Topic 1

Seq2seq encoders, decoders, and why recurrence blocked parallel training

Neural machine translation was the flagship benchmark in 2017; attention augmented RNNs still marched token-by-token, which is the production pain the paper attacks head-on.

Math & statistics used here

Treat a minibatch as a tensor of shape (batch, time, dim); matmuls are how you advance hidden states layer by layer.
Conditional LM objective: maximise ∏ P(y_t | y_<t, x) — log-softmax losses are sums over these terms.
Chain rule/backprop length grows with timestep depth; recurrence is why parallelism was scarce before pure attention stacks.
Residual thought experiment: stacking depth without skips worsens Jacobian products—later Transformers inherit skip tricks from CNN/RNN lore.

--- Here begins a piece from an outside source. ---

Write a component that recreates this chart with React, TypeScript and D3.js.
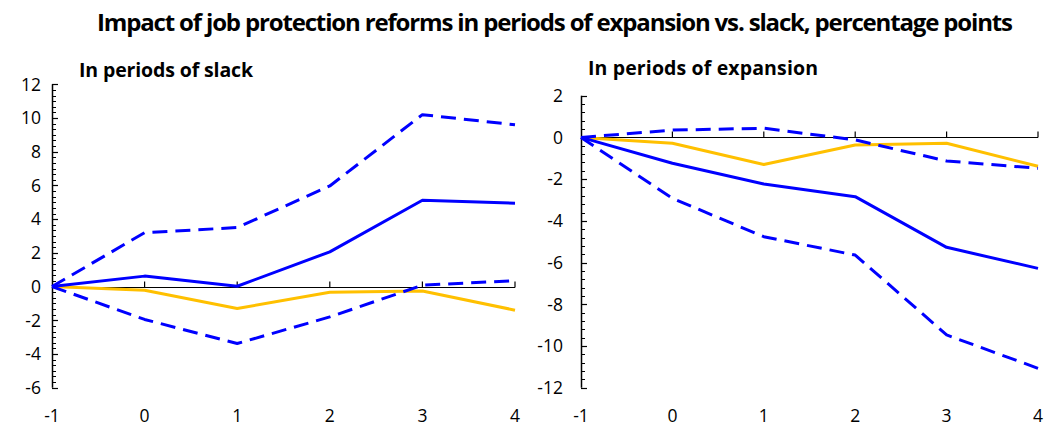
import React, { useEffect, useRef } from 'react';
import * as d3 from 'd3';

const width = 1045;
const height = 429;

const periods = [-1, 0, 1, 2, 3, 4];

// In periods of slack
const slackEstimate = [0, 0.62, 0.02, 2.06, 5.12, 4.95];
const slackUpper = [0, 3.2, 3.5, 5.97, 10.2, 9.6];
const slackLower = [0, -1.95, -3.38, -1.8, 0.08, 0.35];
const slackOther = [0, -0.22, -1.3, -0.34, -0.26, -1.4];

// In periods of expansion
const expEstimate = [0, -1.24, -2.23, -2.84, -5.27, -6.28];
const expUpper = [0, 0.35, 0.44, -0.12, -1.13, -1.48];
const expLower = [0, -2.92, -4.76, -5.64, -9.47, -11.07];
const expOther = [0, -0.28, -1.3, -0.36, -0.28, -1.38];

const slackTicks = [12, 10, 8, 6, 4, 2, 0, -2, -4, -6];
const expTicks = [2, 0, -2, -4, -6, -8, -10, -12];

const panels = [
  {
    title: 'In periods of slack', titleX: 79, titleY: 77, titleW: 174,
    x0: 52, x1: 515, yTop: 84.3, yBottom: 387.7, domain: [-6, 12],
    ticks: slackTicks, minor: 2 / 6, labelX: 41,
    estimate: slackEstimate, upper: slackUpper, lower: slackLower, other: slackOther,
  },
  {
    title: 'In periods of expansion', titleX: 588, titleY: 75, titleW: 230,
    x0: 581, x1: 1038, yTop: 95.7, yBottom: 387.7, domain: [-12, 2],
    ticks: expTicks, minor: 0.4, labelX: 563,
    estimate: expEstimate, upper: expUpper, lower: expLower, other: expOther,
  },
];

const BLUE = '#0000ff';
const ORANGE = '#ffc000';
const FONT = 'Open Sans, Noto Sans, sans-serif';
const NARROW = 'Liberation Sans Narrow, Open Sans, sans-serif';

const App = () => {
  const ref = useRef(null);

  useEffect(() => {
    const svg = d3.select(ref.current);
    svg.selectAll('*').remove();

    svg.append('text')
      .attr('x', 97)
      .attr('y', 31)
      .attr('font-family', NARROW)
      .attr('font-weight', 'bold')
      .attr('font-size', 24)
      .attr('textLength', 916)
      .attr('lengthAdjust', 'spacing')
      .text('Impact of job protection reforms in periods of expansion vs. slack, percentage points');

    panels.forEach(p => {
      const x = d3.scaleLinear().domain([-1, 4]).range([p.x0, p.x1]);
      const y = d3.scaleLinear().domain(p.domain).range([p.yBottom, p.yTop]);
      const g = svg.append('g');

      g.append('text')
        .attr('x', p.titleX)
        .attr('y', p.titleY)
        .attr('font-family', NARROW)
        .attr('font-weight', 'bold')
        .attr('font-size', 19.5)
        .attr('textLength', p.titleW)
        .attr('lengthAdjust', 'spacing')
        .text(p.title);

      // minor ticks on the y axis
      const minorTicks = d3.range(p.domain[0], p.domain[1] + 1e-6, p.minor);
      g.append('g')
        .selectAll('line')
        .data(minorTicks)
        .join('line')
        .attr('x1', p.x0)
        .attr('x2', p.x0 + 4)
        .attr('y1', d => Math.round(y(d)) + 0.5)
        .attr('y2', d => Math.round(y(d)) + 0.5)
        .attr('stroke', '#000')
        .attr('stroke-width', 1);

      g.append('g')
        .selectAll('line')
        .data(p.ticks)
        .join('line')
        .attr('x1', p.x0)
        .attr('x2', p.x0 + 6)
        .attr('y1', d => Math.round(y(d)) + 0.5)
        .attr('y2', d => Math.round(y(d)) + 0.5)
        .attr('stroke', '#000')
        .attr('stroke-width', 1.2);

      g.append('line')
        .attr('x1', p.x0 + 0.5).attr('x2', p.x0 + 0.5)
        .attr('y1', y(p.domain[1])).attr('y2', y(p.domain[0]))
        .attr('stroke', '#000').attr('stroke-width', 1.5);

      g.append('g')
        .selectAll('text')
        .data(p.ticks)
        .join('text')
        .attr('x', p.labelX)
        .attr('y', d => y(d))
        .attr('dy', '0.36em')
        .attr('text-anchor', 'end')
        .attr('font-family', FONT)
        .attr('font-size', 17.5)
        .attr('fill', '#000')
        .text(d => d);

      // x axis at zero
      const y0 = Math.round(y(0)) + 0.5;
      g.append('line')
        .attr('x1', p.x0).attr('x2', p.x1)
        .attr('y1', y0).attr('y2', y0)
        .attr('stroke', '#000').attr('stroke-width', 1.2);
      g.append('g')
        .selectAll('line')
        .data(periods.slice(1))
        .join('line')
        .attr('x1', d => x(d)).attr('x2', d => x(d))
        .attr('y1', y0).attr('y2', y0 - 6)
        .attr('stroke', '#000').attr('stroke-width', 1.2);

      g.append('g')
        .selectAll('text')
        .data(periods)
        .join('text')
        .attr('x', d => x(d))
        .attr('y', 422)
        .attr('text-anchor', 'middle')
        .attr('font-family', FONT)
        .attr('font-size', 17.5)
        .text(d => d);

      const line = d3.line().x((d, i) => x(periods[i])).y(d => y(d));
      const series = [
        { values: p.other, color: ORANGE, dash: null },
        { values: p.upper, color: BLUE, dash: '15,8' },
        { values: p.lower, color: BLUE, dash: '15,8' },
        { values: p.estimate, color: BLUE, dash: null },
      ];
      series.forEach(s => {
        g.append('path')
          .datum(s.values)
          .attr('d', line)
          .attr('fill', 'none')
          .attr('stroke', s.color)
          .attr('stroke-width', 3)
          .attr('stroke-dasharray', s.dash)
          .attr('stroke-linejoin', 'round');
      });
    });
  }, []);

  return (
    <svg ref={ref} width={width} height={height} style={{ position: 'absolute', left: 0, top: 0, background: '#fff' }}></svg>
  );
};

export default App;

Checklist you can map to code

Encoder–decoder frames map source sentences to latent memory decoders consume while generating targets.
Recurrent cores update a hidden state h_t = f(h_{t-1}, x_t), creating an inherently sequential training graph.
Convolutional seq2seq models increased parallelism but still needed stacked layers to grow receptive fields.
Transformer removes timestep recurrence by letting every position attend to every other position in O(1) depth per layer—at the cost of O(n²) pairwise comparisons.
BLEU/WMT numbers in Table 2 reward stable training at scale; that is the engineering bar the architecture optimises for.

Early seq2seq translators compressed the entire source sentence into one or a few hidden vectors, which bottlenecked long sentences. Attention let decoders peek back at every encoder state, which is the conceptual bridge from RNN-era papers to the fully attentive design in Vaswani et al.

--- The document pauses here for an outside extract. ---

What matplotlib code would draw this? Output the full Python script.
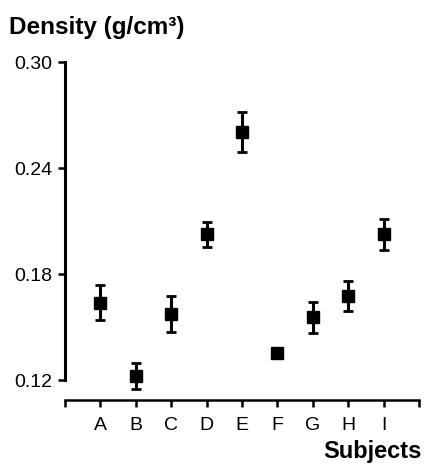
import matplotlib
matplotlib.use('agg')
import matplotlib.pyplot as plt
import numpy as np

plt.rcParams['font.family'] = ['Liberation Sans', 'DejaVu Sans']

# subjects and measured density (mean, error)
subjects = ['A', 'B', 'C', 'D', 'E', 'F', 'G', 'H', 'I']
density = [0.1638, 0.1222, 0.1572, 0.2025, 0.2606, 0.1351, 0.1555, 0.1675, 0.2025]
err = [0.0099, 0.0073, 0.0102, 0.0070, 0.0113, 0.0025, 0.0087, 0.0085, 0.0087]
yticks = [0.12, 0.18, 0.24, 0.30]

fig = plt.figure(figsize=(4.28, 4.66), dpi=100)
ax = fig.add_axes([0.1519, 0.1416, 0.827, 0.7253])

x = np.arange(1, len(subjects) + 1)
ax.errorbar(x, density, yerr=err, fmt='s', color='black', ms=9.2,
            elinewidth=2.2, capsize=3.6, capthick=2.0)

ax.set_xlim(0, 10)
ax.set_ylim(0.1087, 0.30)
ax.set_xticks(range(0, 11))
ax.set_xticklabels([''] + subjects + [''])
ax.set_yticks(yticks)
ax.set_yticklabels(['%.2f' % v for v in yticks])

for s in ['top', 'right']:
    ax.spines[s].set_visible(False)
ax.spines['left'].set_bounds(0.12, 0.30)
ax.spines['left'].set_linewidth(2.2)
ax.spines['bottom'].set_linewidth(1.8)
ax.tick_params(axis='y', length=5, width=1.8, labelsize=14, pad=4)
ax.tick_params(axis='x', length=5, width=1.8, labelsize=14, pad=7)

fig.text(9 / 428, 1 - 34 / 466, 'Density (g/cm\u00b3)', fontsize=17.5,
         fontweight='bold', ha='left', va='baseline')
fig.text(422 / 428, 1 - 458 / 466, 'Subjects', fontsize=17,
         fontweight='bold', ha='right', va='baseline')

fig.savefig('out.png', dpi=100)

However, even with attention, the encoder and decoder RNNs still run serially across time during training. GPUs thrive on large matrix multiplies that can be issued independently; recurrence forces micro-kernels that wait on the previous timestep’s finish, which is the practical ‘GPU starvation’ story behind Section 1’s motivation.

Convolutions on sequences mitigated the issue by stacking layers so wider contexts accumulated, but very long dependencies still require many layers or dilated patterns. The Transformer instead grants global mixing in a single sublayer—then repeats that block L times—trading off FLOPs for simplicity of pattern.

Engineering-wise, think about batching: RNN training passes B sequences of length T with a loop; Transformer training often forms (B, T, d) tensors and runs a handful of huge matmuls plus softmax. That is the shift the paper’s wall-clock claims implied for 2017 hardware.

When you read Section 6, connect those training cost remarks back here: they are not theoretical niceties but data centre economics.